Попробую все-таки по-другому. Когда пришли за Одиссеем… Нет, не так. Когда прибыли на Итаку собравшиеся в поход, чтобы прихватить с собой под Трою Одиссея, он прикинулся сумасшедшим. Вот он, первый ловчила, симулянт, предшественник всех «косящих» призывников; должны быть еще какие-то жаргонные словечки, да я их не помню: лет сорок пять назад я тоже предстал перед медицинской комиссией – меня спасла близорукость, усиленная собственным притворством. Итак, Одиссей хотел быть белобилетником (стать, как я, рядовым необученным, непригодным в мирное, пригодным в военное время, не имело смысла: начиналась троянская война). Можно понять Одиссея: у него только что родился сын, и с Пенелопой-то он прожил не больше года. Он любил жену и сына – это истинная правда, и это многое извиняет в нем, не так ли? Вот он и стал при высокой военной комиссии засевать вспаханное поле крупной солью. Паламед – умница не хуже его, придумавший первый маяк, изобретший (или упорядочивший) алфавит, предложивший исчисление времени по годам, месяцам и дням, – выхватил маленького Телемака из рук Пенелопы и бросил его на пашню. Одиссей остановил быка (или вола – на ком он там пахал?) – не смог задавить сына. Пришлось ему отправиться вместе со всеми под стены Трои.
Уф… Больше я ничего так долго пересказывать не буду. Собрать, так сказать, компромат на Одиссея проще простого – но, представьте себе, именно за хитрость его любит и покровительствует ему Афина. Надо уметь вовремя и разумно выбрать себе богиню-покровительницу. Пусть те, кто поглупей, например Парис, выбирают Афродиту. Что из этого произошло – известно. А вот Афина, «совоокая», «провидящая», «необорная дщерь громоносного Зевса», еще какая? – «лепокудрая», «светлоокая», «броненосная» – действительно, не подведет героя.

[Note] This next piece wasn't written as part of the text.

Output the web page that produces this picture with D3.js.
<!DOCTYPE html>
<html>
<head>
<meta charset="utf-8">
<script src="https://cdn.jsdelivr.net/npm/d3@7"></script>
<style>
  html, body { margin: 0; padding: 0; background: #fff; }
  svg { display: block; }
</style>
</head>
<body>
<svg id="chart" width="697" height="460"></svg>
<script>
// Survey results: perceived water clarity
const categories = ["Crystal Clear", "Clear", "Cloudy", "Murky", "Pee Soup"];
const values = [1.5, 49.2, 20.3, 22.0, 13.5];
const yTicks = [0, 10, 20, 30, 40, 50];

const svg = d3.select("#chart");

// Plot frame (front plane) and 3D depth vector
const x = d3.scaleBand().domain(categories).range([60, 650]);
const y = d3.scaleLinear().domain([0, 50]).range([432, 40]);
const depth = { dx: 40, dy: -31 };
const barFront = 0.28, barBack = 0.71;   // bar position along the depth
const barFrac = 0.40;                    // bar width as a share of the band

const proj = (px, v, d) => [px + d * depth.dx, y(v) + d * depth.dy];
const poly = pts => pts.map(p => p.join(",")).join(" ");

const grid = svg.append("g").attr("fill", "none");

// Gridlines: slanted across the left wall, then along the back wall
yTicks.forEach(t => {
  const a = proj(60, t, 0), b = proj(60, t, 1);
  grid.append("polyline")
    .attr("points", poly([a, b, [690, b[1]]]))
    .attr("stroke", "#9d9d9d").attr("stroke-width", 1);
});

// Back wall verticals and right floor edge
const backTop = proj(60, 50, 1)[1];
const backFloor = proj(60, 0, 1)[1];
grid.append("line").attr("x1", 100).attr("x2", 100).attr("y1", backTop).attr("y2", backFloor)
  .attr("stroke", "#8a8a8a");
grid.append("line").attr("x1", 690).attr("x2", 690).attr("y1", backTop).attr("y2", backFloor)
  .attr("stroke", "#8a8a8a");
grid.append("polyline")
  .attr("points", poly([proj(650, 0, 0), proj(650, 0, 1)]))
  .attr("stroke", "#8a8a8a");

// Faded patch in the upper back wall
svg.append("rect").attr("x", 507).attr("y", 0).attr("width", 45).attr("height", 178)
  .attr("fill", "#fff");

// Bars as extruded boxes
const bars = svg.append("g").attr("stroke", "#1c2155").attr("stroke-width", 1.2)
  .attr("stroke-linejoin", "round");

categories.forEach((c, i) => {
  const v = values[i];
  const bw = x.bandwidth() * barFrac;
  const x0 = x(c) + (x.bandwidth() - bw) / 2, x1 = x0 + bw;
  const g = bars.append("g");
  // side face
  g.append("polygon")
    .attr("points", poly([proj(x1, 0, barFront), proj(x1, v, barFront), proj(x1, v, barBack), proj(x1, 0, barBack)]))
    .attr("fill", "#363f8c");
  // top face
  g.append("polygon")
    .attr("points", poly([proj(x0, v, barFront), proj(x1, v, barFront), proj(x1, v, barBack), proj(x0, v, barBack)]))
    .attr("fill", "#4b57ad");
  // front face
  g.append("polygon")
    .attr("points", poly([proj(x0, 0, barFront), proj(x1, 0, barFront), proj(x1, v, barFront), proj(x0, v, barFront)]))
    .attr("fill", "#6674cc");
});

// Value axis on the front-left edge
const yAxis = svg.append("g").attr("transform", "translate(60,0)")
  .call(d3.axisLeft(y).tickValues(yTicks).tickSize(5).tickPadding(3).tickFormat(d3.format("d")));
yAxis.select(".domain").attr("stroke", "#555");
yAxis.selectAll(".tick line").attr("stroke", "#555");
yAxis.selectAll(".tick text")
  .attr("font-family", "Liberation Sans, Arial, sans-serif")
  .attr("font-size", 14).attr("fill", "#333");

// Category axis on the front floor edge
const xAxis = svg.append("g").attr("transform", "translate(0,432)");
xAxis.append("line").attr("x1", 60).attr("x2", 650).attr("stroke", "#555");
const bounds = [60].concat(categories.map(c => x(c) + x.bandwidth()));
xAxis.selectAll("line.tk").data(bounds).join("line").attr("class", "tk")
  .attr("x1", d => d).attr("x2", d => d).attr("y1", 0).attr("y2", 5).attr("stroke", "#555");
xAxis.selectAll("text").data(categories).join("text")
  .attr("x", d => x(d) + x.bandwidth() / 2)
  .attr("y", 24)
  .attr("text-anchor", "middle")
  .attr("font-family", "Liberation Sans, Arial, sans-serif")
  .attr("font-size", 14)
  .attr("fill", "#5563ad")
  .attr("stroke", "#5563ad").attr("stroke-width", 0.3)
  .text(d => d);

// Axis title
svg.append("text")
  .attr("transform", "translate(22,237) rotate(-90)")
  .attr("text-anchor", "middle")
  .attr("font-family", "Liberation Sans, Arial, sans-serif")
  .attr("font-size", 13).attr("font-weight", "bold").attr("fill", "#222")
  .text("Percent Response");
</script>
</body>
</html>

Но даже она несколько смущена его повадками!
И все-таки Одиссей – не плут, не персонаж плутовских романов. Он не только хитер, он «многоумный», он «славен копьем», он – лучший стрелок из лука, он красноречив, он лучший оратор, он скорбит и плачет вдали от родины – по милой Итаке, жене и сыну, он любознателен – всё ему интересно (в том числе пение сирен – как нравилось мне в детстве это место!), смел, открыт новым впечатлениям… он одинок, пережив всех своих друзей… А как печальны, как мрачны страницы, посвященные посещению им царства мертвых! Он полон раскаяния, плачет в беседе с умершими товарищами, ему не по себе.
Интересно, как в классической гимназии «проходили этот образ»? Положительный, отрицательный – какой? В гимназии не проходили, там – читали.
14
А где же огромная литература о Гомере? Можно ли обойтись без нее – в разговоре о нем, без нее и без философии?

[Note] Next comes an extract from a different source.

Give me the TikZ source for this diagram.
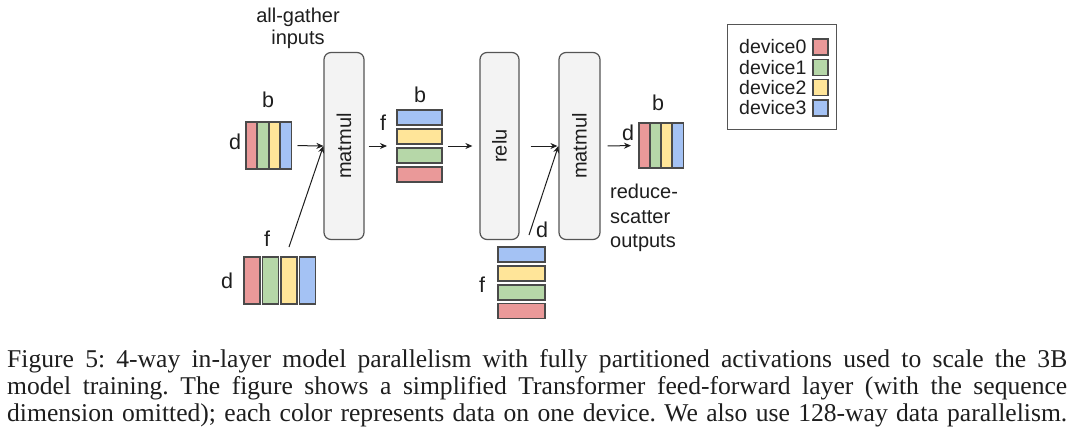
\documentclass[tikz,border=0pt]{standalone}
\usepackage{fontspec}
\setmainfont{Liberation Serif}
\newfontfamily\dsans{Liberation Sans}
\usetikzlibrary{fit,arrows.meta}
\definecolor{cR}{HTML}{EA9999}
\definecolor{cG}{HTML}{B6D7A8}
\definecolor{cY}{HTML}{FFE599}
\definecolor{cB}{HTML}{A4C2F4}
\definecolor{barline}{HTML}{4A4A4A}
\definecolor{boxline}{HTML}{555555}
\definecolor{boxfill}{HTML}{F3F3F3}
\definecolor{txt}{HTML}{1E1E1E}
\frenchspacing
\begin{document}
\begin{tikzpicture}[x=1pt,y=-1pt,
  bar/.style={draw=barline, line width=1.1pt, inner sep=0pt, outer sep=0pt, anchor=north west},
  opbox/.style={draw=boxline, fill=boxfill, rounded corners=7pt, line width=1.2pt, inner sep=0pt, minimum width=40pt, minimum height=187pt},
  lab/.style={font=\dsans\fontsize{20}{24}\selectfont, text=txt, inner sep=0pt},
  letter/.style={font=\dsans\fontsize{21.5}{24}\selectfont, text=txt, inner sep=0pt},
  arr/.style={-{Stealth[length=7pt,width=6pt]}, line width=1pt, draw=txt},
  grp/.style={inner sep=0pt, outer sep=0pt},
  capline/.style={anchor=base west, inner sep=0pt, font=\fontsize{25.6}{27}\selectfont, text=txt}]
\useasboundingbox[fill=white] (0,0) rectangle (1080,434);

% operation boxes
\node[opbox] (mm1) at (344,146) {};
\node[lab, rotate=90] (mm1t) at (mm1) {matmul};
\node[opbox, minimum width=39pt] (relu) at (499.5,146) {};
\node[lab, rotate=90] (relut) at (relu) {relu};
\node[opbox, minimum width=41pt] (mm2) at (579.5,146) {};
\node[lab, rotate=90] (mm2t) at (mm2) {matmul};

% group 1: input activations (vertical bars)
\node[bar, fill=cR, minimum width=11pt, minimum height=47pt] (a1) at (246,122) {};
\node[bar, fill=cG, minimum width=11pt, minimum height=47pt] (a2) at (257.5,122) {};
\node[bar, fill=cY, minimum width=11pt, minimum height=47pt] (a3) at (269,122) {};
\node[bar, fill=cB, minimum width=11pt, minimum height=47pt] (a4) at (280.5,122) {};
\node[grp, fit=(a1)(a4)] (G1) {};
\node[letter] (G1b) at (268,100) {b};
\node[letter] (G1d) at (235,142) {d};

% group 2: weights (vertical bars)
\node[bar, fill=cR, minimum width=16pt, minimum height=47pt] (w1) at (244,257) {};
\node[bar, fill=cG, minimum width=16pt, minimum height=47pt] (w2) at (262.5,257) {};
\node[bar, fill=cY, minimum width=16pt, minimum height=47pt] (w3) at (281,257) {};
\node[bar, fill=cB, minimum width=16pt, minimum height=47pt] (w4) at (299.5,257) {};
\node[grp, fit=(w1)(w4)] (G2) {};
\node[letter] (G2f) at (267,239) {f};
\node[letter] (G2d) at (227,281) {d};
\coordinate (c1) at (289,247);

% group 3: hidden activations (horizontal bars)
\node[bar, fill=cB, minimum width=45pt, minimum height=15pt] (h1) at (397,110) {};
\node[bar, fill=cY, minimum width=45pt, minimum height=15pt] (h2) at (397,129) {};
\node[bar, fill=cG, minimum width=45pt, minimum height=15pt] (h3) at (397,148) {};
\node[bar, fill=cR, minimum width=45pt, minimum height=15pt] (h4) at (397,167) {};
\node[grp, fit=(h1)(h4)] (G3) {};
\node[letter] (G3b) at (420,95) {b};
\node[letter] (G3f) at (383,123) {f};

% group 4: second weights (horizontal bars)
\node[bar, fill=cB, minimum width=47pt, minimum height=15pt] (v1) at (498,247) {};
\node[bar, fill=cY, minimum width=47pt, minimum height=15pt] (v2) at (498,266) {};
\node[bar, fill=cG, minimum width=47pt, minimum height=15pt] (v3) at (498,285) {};
\node[bar, fill=cR, minimum width=47pt, minimum height=15pt] (v4) at (498,303.5) {};
\node[grp, fit=(v1)(v4)] (G4) {};
\node[letter] (G4f) at (482,285) {f};
\node[letter] (G4d) at (542,230) {d};
\coordinate (c2) at (529,235);

% group 5: outputs (vertical bars)
\node[bar, fill=cR, minimum width=10.5pt, minimum height=45pt] (o1) at (639,123) {};
\node[bar, fill=cG, minimum width=10.5pt, minimum height=45pt] (o2) at (650.2,123) {};
\node[bar, fill=cY, minimum width=10.5pt, minimum height=45pt] (o3) at (661.5,123) {};
\node[bar, fill=cB, minimum width=10.5pt, minimum height=45pt] (o4) at (672.7,123) {};
\node[grp, fit=(o1)(o4)] (G5) {};
\node[letter] (G5b) at (658,103) {b};
\node[letter] (G5d) at (628,133) {d};

% annotations
\node[lab, align=center, font=\dsans\fontsize{20}{22}\selectfont] (ag) at (298,28) {all-gather\\inputs};
\node[lab, align=left, anchor=west, font=\dsans\fontsize{20}{24.5}\selectfont] (rs) at (610,218) {reduce-\\scatter\\outputs};

% connectors
\draw[arr, shorten <=6pt] (G1.east) -- (mm1.west);
\draw[arr] (c1) -- (mm1.west);
\draw[arr, shorten <=4pt, shorten >=10pt] (mm1.east) -- (G3.west);
\draw[arr, shorten <=6pt, shorten >=7pt] (G3.east) -- (relu.west);
\draw[arr, shorten <=11pt, shorten >=1pt] (relu.east) -- (mm2.west);
\draw[arr] (c2) -- (mm2.west);
\draw[arr, shorten <=7pt, shorten >=8pt] (mm2.east) -- (G5.west);

% legend
\node[draw=boxline, line width=1.2pt, fill=white, minimum width=109pt, minimum height=105pt, inner sep=0pt, anchor=north west] (leg) at (727,24) {};
\foreach \i/\c/\y in {0/cR/47,1/cG/67.3,2/cY/87.6,3/cB/108} {
  \node[lab, anchor=west, font=\dsans\fontsize{19.5}{20}\selectfont] (lt\i) at (739,\y) {device\i};
  \node[draw=barline, line width=1.1pt, fill=\c, minimum width=15pt, minimum height=16pt, inner sep=0pt] (ls\i) at (820.5,\y) {};
}

% caption
\node[capline] (cap1) at (7,367) {\makebox[1060pt][s]{Figure 5: 4-way in-layer model parallelism with fully partitioned activations used to scale the 3B}};
\node[capline] (cap2) at (7,394) {\makebox[1060pt][s]{model training. The figure shows a simplified Transformer feed-forward layer (with the sequence}};
\node[capline] (cap3) at (7,421) {\makebox[1060pt][s]{dimension omitted); each color represents data on one device. We also use 128-way data parallelism.}};
\end{tikzpicture}
\end{document}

Но я не пишу ученый трактат. Гомером занималась вся последующая литература, философия и филология начиная с рапсодов (гомеридов), исполнявших и истолковывавших его поэмы. Гете тоже называл себя «гомеридом», когда писал «Германа и Доротею» или «Ахиллеаду».

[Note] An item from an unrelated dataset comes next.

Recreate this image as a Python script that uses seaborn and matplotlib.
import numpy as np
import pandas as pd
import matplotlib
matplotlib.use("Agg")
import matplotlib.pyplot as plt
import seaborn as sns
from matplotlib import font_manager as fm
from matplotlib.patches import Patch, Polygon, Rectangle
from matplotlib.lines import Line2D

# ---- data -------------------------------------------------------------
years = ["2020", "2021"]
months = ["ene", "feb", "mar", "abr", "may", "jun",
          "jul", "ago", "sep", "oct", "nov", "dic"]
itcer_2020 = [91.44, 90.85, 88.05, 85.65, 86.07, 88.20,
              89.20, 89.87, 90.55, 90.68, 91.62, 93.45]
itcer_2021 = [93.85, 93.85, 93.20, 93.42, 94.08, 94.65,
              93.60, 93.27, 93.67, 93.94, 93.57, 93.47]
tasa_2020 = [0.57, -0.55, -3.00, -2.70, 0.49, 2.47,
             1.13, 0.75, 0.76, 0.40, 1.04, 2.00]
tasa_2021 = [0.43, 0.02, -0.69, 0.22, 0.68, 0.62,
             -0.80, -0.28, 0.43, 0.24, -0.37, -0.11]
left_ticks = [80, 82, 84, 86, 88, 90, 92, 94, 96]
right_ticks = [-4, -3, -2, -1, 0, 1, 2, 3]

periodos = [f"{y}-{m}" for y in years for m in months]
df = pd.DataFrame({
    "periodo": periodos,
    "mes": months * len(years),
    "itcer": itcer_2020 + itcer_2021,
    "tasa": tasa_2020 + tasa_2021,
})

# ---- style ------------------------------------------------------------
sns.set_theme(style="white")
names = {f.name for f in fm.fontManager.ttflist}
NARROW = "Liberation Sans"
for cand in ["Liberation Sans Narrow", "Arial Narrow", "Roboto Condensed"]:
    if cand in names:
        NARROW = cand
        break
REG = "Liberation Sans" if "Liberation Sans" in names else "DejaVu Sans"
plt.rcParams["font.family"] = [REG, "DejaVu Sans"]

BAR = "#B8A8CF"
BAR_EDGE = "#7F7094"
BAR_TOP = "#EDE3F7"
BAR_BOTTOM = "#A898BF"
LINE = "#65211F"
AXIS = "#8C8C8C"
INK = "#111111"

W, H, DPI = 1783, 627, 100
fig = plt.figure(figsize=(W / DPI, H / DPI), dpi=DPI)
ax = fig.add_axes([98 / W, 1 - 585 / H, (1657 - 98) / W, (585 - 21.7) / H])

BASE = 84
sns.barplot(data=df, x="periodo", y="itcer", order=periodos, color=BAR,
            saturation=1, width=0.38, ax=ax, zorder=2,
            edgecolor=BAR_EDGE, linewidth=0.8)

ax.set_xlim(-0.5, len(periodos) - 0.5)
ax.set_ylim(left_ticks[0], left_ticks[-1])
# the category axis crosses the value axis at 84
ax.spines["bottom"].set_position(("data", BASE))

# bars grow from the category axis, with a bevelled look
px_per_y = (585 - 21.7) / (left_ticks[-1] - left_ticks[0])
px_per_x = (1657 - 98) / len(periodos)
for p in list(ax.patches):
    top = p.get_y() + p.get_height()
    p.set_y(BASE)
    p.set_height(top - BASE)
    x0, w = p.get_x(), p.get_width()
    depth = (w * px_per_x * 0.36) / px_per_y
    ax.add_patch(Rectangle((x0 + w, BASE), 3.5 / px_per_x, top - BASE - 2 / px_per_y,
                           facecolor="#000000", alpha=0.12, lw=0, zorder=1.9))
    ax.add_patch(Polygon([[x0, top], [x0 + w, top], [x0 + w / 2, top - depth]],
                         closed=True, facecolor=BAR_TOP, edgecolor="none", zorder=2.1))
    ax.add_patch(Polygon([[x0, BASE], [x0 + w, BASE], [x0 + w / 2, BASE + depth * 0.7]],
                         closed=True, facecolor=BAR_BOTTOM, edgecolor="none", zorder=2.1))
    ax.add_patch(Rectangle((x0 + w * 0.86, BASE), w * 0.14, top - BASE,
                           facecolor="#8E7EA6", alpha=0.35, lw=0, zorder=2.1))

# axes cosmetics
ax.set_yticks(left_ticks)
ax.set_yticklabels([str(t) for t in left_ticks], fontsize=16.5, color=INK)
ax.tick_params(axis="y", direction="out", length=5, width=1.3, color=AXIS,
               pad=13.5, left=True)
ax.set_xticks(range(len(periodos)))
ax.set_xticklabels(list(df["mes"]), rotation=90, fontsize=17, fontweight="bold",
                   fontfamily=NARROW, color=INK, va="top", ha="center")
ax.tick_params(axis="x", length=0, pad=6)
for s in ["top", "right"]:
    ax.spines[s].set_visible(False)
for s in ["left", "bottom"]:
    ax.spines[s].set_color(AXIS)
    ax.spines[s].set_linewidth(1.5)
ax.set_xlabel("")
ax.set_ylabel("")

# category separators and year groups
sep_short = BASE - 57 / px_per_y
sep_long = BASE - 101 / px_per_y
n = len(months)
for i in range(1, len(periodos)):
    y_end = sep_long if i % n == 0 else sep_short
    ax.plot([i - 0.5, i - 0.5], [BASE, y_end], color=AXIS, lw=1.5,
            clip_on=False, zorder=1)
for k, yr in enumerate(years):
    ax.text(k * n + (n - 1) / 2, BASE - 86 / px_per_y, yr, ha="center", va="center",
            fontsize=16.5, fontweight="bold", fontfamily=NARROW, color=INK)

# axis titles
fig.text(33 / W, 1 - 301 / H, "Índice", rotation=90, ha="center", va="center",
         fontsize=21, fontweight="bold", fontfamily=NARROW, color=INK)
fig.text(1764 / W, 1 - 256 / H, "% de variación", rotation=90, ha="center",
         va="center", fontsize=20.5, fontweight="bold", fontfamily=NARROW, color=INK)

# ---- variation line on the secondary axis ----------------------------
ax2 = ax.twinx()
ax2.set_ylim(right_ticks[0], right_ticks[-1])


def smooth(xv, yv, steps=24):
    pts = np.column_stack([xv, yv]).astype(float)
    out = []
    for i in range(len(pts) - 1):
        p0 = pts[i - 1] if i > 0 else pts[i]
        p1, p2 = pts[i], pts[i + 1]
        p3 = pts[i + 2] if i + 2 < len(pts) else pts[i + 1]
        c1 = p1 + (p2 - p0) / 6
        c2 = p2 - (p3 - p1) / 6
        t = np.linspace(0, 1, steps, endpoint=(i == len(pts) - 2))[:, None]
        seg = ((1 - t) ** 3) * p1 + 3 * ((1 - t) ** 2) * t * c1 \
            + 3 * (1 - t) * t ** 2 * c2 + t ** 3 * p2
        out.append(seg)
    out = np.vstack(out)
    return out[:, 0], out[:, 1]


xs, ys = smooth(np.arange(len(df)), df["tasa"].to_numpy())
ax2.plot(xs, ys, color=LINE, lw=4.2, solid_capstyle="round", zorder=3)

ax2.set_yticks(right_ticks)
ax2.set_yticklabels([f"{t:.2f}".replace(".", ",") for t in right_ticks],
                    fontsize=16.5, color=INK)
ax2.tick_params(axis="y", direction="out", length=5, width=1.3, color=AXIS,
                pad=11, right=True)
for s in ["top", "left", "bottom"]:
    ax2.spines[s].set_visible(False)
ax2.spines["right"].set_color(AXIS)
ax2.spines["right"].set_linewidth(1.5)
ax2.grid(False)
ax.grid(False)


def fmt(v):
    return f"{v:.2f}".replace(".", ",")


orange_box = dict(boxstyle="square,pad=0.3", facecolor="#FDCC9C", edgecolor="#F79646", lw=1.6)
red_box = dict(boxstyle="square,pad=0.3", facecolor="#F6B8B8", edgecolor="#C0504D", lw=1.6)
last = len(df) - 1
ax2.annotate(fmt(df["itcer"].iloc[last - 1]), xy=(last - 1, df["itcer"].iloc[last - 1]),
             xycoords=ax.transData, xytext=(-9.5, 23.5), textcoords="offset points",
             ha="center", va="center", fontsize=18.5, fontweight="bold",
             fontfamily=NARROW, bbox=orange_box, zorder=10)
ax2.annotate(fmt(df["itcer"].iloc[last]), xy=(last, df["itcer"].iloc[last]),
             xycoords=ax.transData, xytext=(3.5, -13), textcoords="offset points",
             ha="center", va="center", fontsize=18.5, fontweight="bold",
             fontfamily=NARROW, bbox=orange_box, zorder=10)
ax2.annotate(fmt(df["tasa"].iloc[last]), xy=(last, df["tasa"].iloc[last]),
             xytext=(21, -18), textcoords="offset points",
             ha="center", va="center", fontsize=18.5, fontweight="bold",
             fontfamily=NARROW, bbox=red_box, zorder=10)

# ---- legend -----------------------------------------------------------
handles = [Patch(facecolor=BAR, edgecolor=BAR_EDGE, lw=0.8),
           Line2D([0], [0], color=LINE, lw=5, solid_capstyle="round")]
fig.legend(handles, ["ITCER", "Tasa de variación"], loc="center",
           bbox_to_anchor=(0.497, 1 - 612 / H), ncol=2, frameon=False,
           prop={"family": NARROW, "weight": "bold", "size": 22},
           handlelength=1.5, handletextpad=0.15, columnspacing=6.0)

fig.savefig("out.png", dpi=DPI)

Уж не назвать ли мне здесь неоплатоников, интерпретировавших Гомера: Плотина, Порфирия, Ямвлиха, Прокла, толковавшего отдельные места из него – для школьного обихода? Чтобы не ошибиться и правильно назвать их, я должен был наведаться в философский словарь. Или, может быть, блеснуть эрудицией, разумеется, заимствованной из тех же словарей, и вспомнить Шеллинга, «толковавшего гомеровский эпос как внутреннее перерождение мифотворческой стихии»?
Обойтись без всего этого мне разрешает Платон, назвавший мировоззрение Гомера (Орфея, орфиков, Гесиода) дофилософским осмыслением действительности. Ах, дофилософским? Тогда я могу не беспокоиться. Миф бездоказателен, зато традиционно авторитетен, – говорил Платон. А кроме того, миф – результат непосредственного созерцания сверхчувственного мира, что и заставляет, по Платону, всякий раз обращаться к нему, когда речь идет о богах, героическом прошлом, а также – загробном существовании души.
Я тоже так думаю. Нет, кроме шуток, Гомер – это поэзия, и она старше философии. «Стихи никогда ничего не доказывали, кроме большего или меньшего таланта их автора», – сказал Тютчев.